**WHAT YOU ARE ASKED TO DO:**
Pictures stay out; everything else in the records below is copied exactly.

● ● ● ● ● ● ●

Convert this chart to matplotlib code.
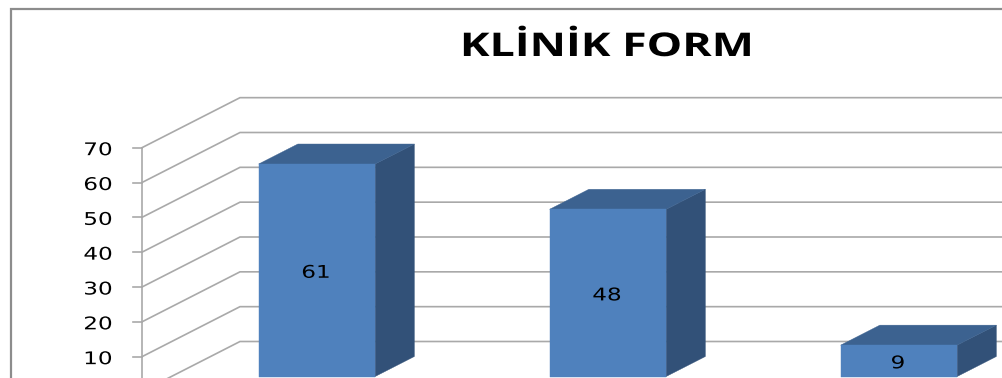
import matplotlib
matplotlib.use("Agg")
import matplotlib.pyplot as plt
import matplotlib.patheffects as pe
from matplotlib.patches import Polygon
from matplotlib.transforms import Affine2D

categories = ["A", "B", "C"]
values = [61, 48, 9]
value_ticks = [0, 10, 20, 30, 40, 50, 60, 70]
labelled_ticks = [10, 20, 30, 40, 50, 60, 70]
title_text = "KLİNİK FORM"

W, H = 1003, 378
SLOT_PX = 291.0        # width of one category slot
UNIT_PX = 3.4833       # height of one value unit
ORIGIN_X, ORIGIN_Y = 142.0, 391.5
DEPTH_X_PX, DEPTH_Y_PX = 98.0, 50.0
BAR_WIDTH = 116.5 / SLOT_PX
DEPTH_FRONT, DEPTH_BACK = 0.3, 0.7

FRONT = "#4f81bd"
TOP = "#3c6290"
SIDE = "#325178"
GRID = "#a9a9a9"
FRAME = "#8c8c8c"


class WideText(pe.AbstractPathEffect):
    """Stretches a text's outline horizontally about its own centre."""

    def __init__(self, factor):
        super().__init__()
        self.factor = factor

    def draw_path(self, renderer, gc, tpath, affine, rgbFace=None):
        box = tpath.get_extents(affine)
        cx = 0.5 * (box.x0 + box.x1)
        wide = affine + Affine2D().translate(-cx, 0).scale(self.factor, 1).translate(cx, 0)
        renderer.draw_path(gc, tpath, wide, rgbFace)


fig = plt.figure(figsize=(W / 100, H / 100), dpi=100, facecolor="white")
ax = fig.add_axes([0, 0, 1, 1])
ax.set_xlim(-ORIGIN_X / SLOT_PX, (W - ORIGIN_X) / SLOT_PX)
ax.set_ylim((ORIGIN_Y - H) / UNIT_PX, ORIGIN_Y / UNIT_PX)
ax.axis("off")


def project(x, v, d=0.0):
    """Oblique projection: depth d shifts a point right and up."""
    return x + d * DEPTH_X_PX / SLOT_PX, v + d * DEPTH_Y_PX / UNIT_PX


def number_label(x, v, text, dx=0.0, dy=0.0):
    ax.annotate(text, xy=(x, v), xytext=(dx, dy), textcoords="offset pixels",
                ha="center", va="center", fontsize=12.6, color="black",
                family="DejaVu Sans", zorder=5,
                path_effects=[WideText(1.32)])


x_end = (W + 10 - ORIGIN_X) / SLOT_PX

# Side wall and back wall gridlines
for v in value_ticks:
    p0 = project(0, v, 0)
    p1 = project(0, v, 1)
    ax.plot([p0[0], p1[0], x_end], [p0[1], p1[1], p1[1]], color=GRID, lw=1.2,
            solid_joinstyle="miter", zorder=1)

# Value axis with outward ticks
ax.plot([0, 0], [0, value_ticks[-1]], color=GRID, lw=1.2, zorder=1)
tick_len = 9.0 / SLOT_PX
for v in value_ticks:
    ax.plot([-tick_len, 0], [v, v], color=GRID, lw=1.2, zorder=1)
for v in labelled_ticks:
    number_label(-44.0 / SLOT_PX, v, str(v), dy=-2.5)

# Bars: front, top and side faces
for i, (cat, val) in enumerate(zip(categories, values)):
    left = i + (1 - BAR_WIDTH) / 2
    right = left + BAR_WIDTH
    front = [project(left, 0, DEPTH_FRONT), project(right, 0, DEPTH_FRONT),
             project(right, val, DEPTH_FRONT), project(left, val, DEPTH_FRONT)]
    top = [project(left, val, DEPTH_FRONT), project(right, val, DEPTH_FRONT),
           project(right, val, DEPTH_BACK), project(left, val, DEPTH_BACK)]
    side = [project(right, 0, DEPTH_FRONT), project(right, 0, DEPTH_BACK),
            project(right, val, DEPTH_BACK), project(right, val, DEPTH_FRONT)]
    ax.add_patch(Polygon(side, closed=True, fc=SIDE, ec=SIDE, lw=0.3, zorder=2))
    ax.add_patch(Polygon(top, closed=True, fc=TOP, ec=TOP, lw=0.3, zorder=2))
    ax.add_patch(Polygon(front, closed=True, fc=FRONT, ec=FRONT, lw=0.3, zorder=3))
    cx, cy = project(i + 0.5, val / 2, DEPTH_FRONT)
    number_label(cx, cy, str(val), dx=-1.0, dy=-2.5)

# Chart frame, running off the top right
fig.add_artist(plt.Line2D([11 / W, 11 / W, 1.02], [0, 1 - 9 / H, 1 - 9 / H],
                          transform=fig.transFigure, color=FRAME, lw=1.6,
                          solid_joinstyle="miter"))

fig.text(606.5 / W, 1 - 47.5 / H, title_text, ha="center", va="center",
         fontsize=23.5, fontweight="bold", family="Open Sans", color="black",
         path_effects=[WideText(1.37)])

fig.savefig("out.png", dpi=100, facecolor="white")
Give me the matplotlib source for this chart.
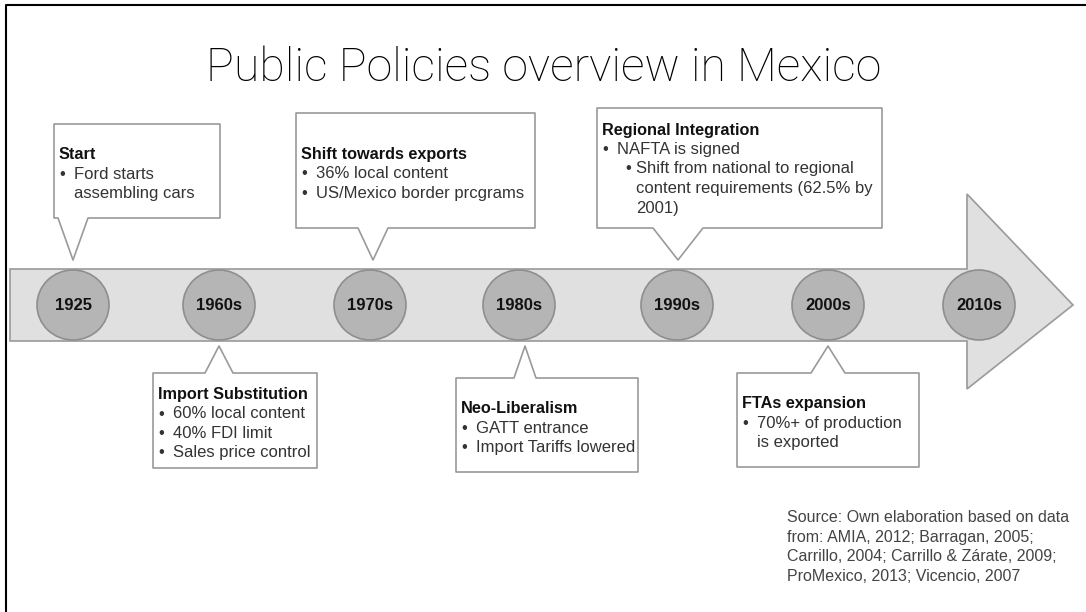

● ● ● ● ● ● ●

**ANSWER FOR THIS EXERCISE:**
Convert this chart to matplotlib code.
import matplotlib
matplotlib.use("Agg")
import matplotlib.pyplot as plt
import matplotlib.patheffects as pe
from matplotlib.patches import Polygon
from matplotlib.transforms import Affine2D

categories = ["A", "B", "C"]
values = [61, 48, 9]
value_ticks = [0, 10, 20, 30, 40, 50, 60, 70]
labelled_ticks = [10, 20, 30, 40, 50, 60, 70]
title_text = "KLİNİK FORM"

W, H = 1003, 378
SLOT_PX = 291.0        # width of one category slot
UNIT_PX = 3.4833       # height of one value unit
ORIGIN_X, ORIGIN_Y = 142.0, 391.5
DEPTH_X_PX, DEPTH_Y_PX = 98.0, 50.0
BAR_WIDTH = 116.5 / SLOT_PX
DEPTH_FRONT, DEPTH_BACK = 0.3, 0.7

FRONT = "#4f81bd"
TOP = "#3c6290"
SIDE = "#325178"
GRID = "#a9a9a9"
FRAME = "#8c8c8c"


class WideText(pe.AbstractPathEffect):
    """Stretches a text's outline horizontally about its own centre."""

    def __init__(self, factor):
        super().__init__()
        self.factor = factor

    def draw_path(self, renderer, gc, tpath, affine, rgbFace=None):
        box = tpath.get_extents(affine)
        cx = 0.5 * (box.x0 + box.x1)
        wide = affine + Affine2D().translate(-cx, 0).scale(self.factor, 1).translate(cx, 0)
        renderer.draw_path(gc, tpath, wide, rgbFace)


fig = plt.figure(figsize=(W / 100, H / 100), dpi=100, facecolor="white")
ax = fig.add_axes([0, 0, 1, 1])
ax.set_xlim(-ORIGIN_X / SLOT_PX, (W - ORIGIN_X) / SLOT_PX)
ax.set_ylim((ORIGIN_Y - H) / UNIT_PX, ORIGIN_Y / UNIT_PX)
ax.axis("off")


def project(x, v, d=0.0):
    """Oblique projection: depth d shifts a point right and up."""
    return x + d * DEPTH_X_PX / SLOT_PX, v + d * DEPTH_Y_PX / UNIT_PX


def number_label(x, v, text, dx=0.0, dy=0.0):
    ax.annotate(text, xy=(x, v), xytext=(dx, dy), textcoords="offset pixels",
                ha="center", va="center", fontsize=12.6, color="black",
                family="DejaVu Sans", zorder=5,
                path_effects=[WideText(1.32)])


x_end = (W + 10 - ORIGIN_X) / SLOT_PX

# Side wall and back wall gridlines
for v in value_ticks:
    p0 = project(0, v, 0)
    p1 = project(0, v, 1)
    ax.plot([p0[0], p1[0], x_end], [p0[1], p1[1], p1[1]], color=GRID, lw=1.2,
            solid_joinstyle="miter", zorder=1)

# Value axis with outward ticks
ax.plot([0, 0], [0, value_ticks[-1]], color=GRID, lw=1.2, zorder=1)
tick_len = 9.0 / SLOT_PX
for v in value_ticks:
    ax.plot([-tick_len, 0], [v, v], color=GRID, lw=1.2, zorder=1)
for v in labelled_ticks:
    number_label(-44.0 / SLOT_PX, v, str(v), dy=-2.5)

# Bars: front, top and side faces
for i, (cat, val) in enumerate(zip(categories, values)):
    left = i + (1 - BAR_WIDTH) / 2
    right = left + BAR_WIDTH
    front = [project(left, 0, DEPTH_FRONT), project(right, 0, DEPTH_FRONT),
             project(right, val, DEPTH_FRONT), project(left, val, DEPTH_FRONT)]
    top = [project(left, val, DEPTH_FRONT), project(right, val, DEPTH_FRONT),
           project(right, val, DEPTH_BACK), project(left, val, DEPTH_BACK)]
    side = [project(right, 0, DEPTH_FRONT), project(right, 0, DEPTH_BACK),
            project(right, val, DEPTH_BACK), project(right, val, DEPTH_FRONT)]
    ax.add_patch(Polygon(side, closed=True, fc=SIDE, ec=SIDE, lw=0.3, zorder=2))
    ax.add_patch(Polygon(top, closed=True, fc=TOP, ec=TOP, lw=0.3, zorder=2))
    ax.add_patch(Polygon(front, closed=True, fc=FRONT, ec=FRONT, lw=0.3, zorder=3))
    cx, cy = project(i + 0.5, val / 2, DEPTH_FRONT)
    number_label(cx, cy, str(val), dx=-1.0, dy=-2.5)

# Chart frame, running off the top right
fig.add_artist(plt.Line2D([11 / W, 11 / W, 1.02], [0, 1 - 9 / H, 1 - 9 / H],
                          transform=fig.transFigure, color=FRAME, lw=1.6,
                          solid_joinstyle="miter"))

fig.text(606.5 / W, 1 - 47.5 / H, title_text, ha="center", va="center",
         fontsize=23.5, fontweight="bold", family="Open Sans", color="black",
         path_effects=[WideText(1.37)])

fig.savefig("out.png", dpi=100, facecolor="white")
Give me the matplotlib source for this chart.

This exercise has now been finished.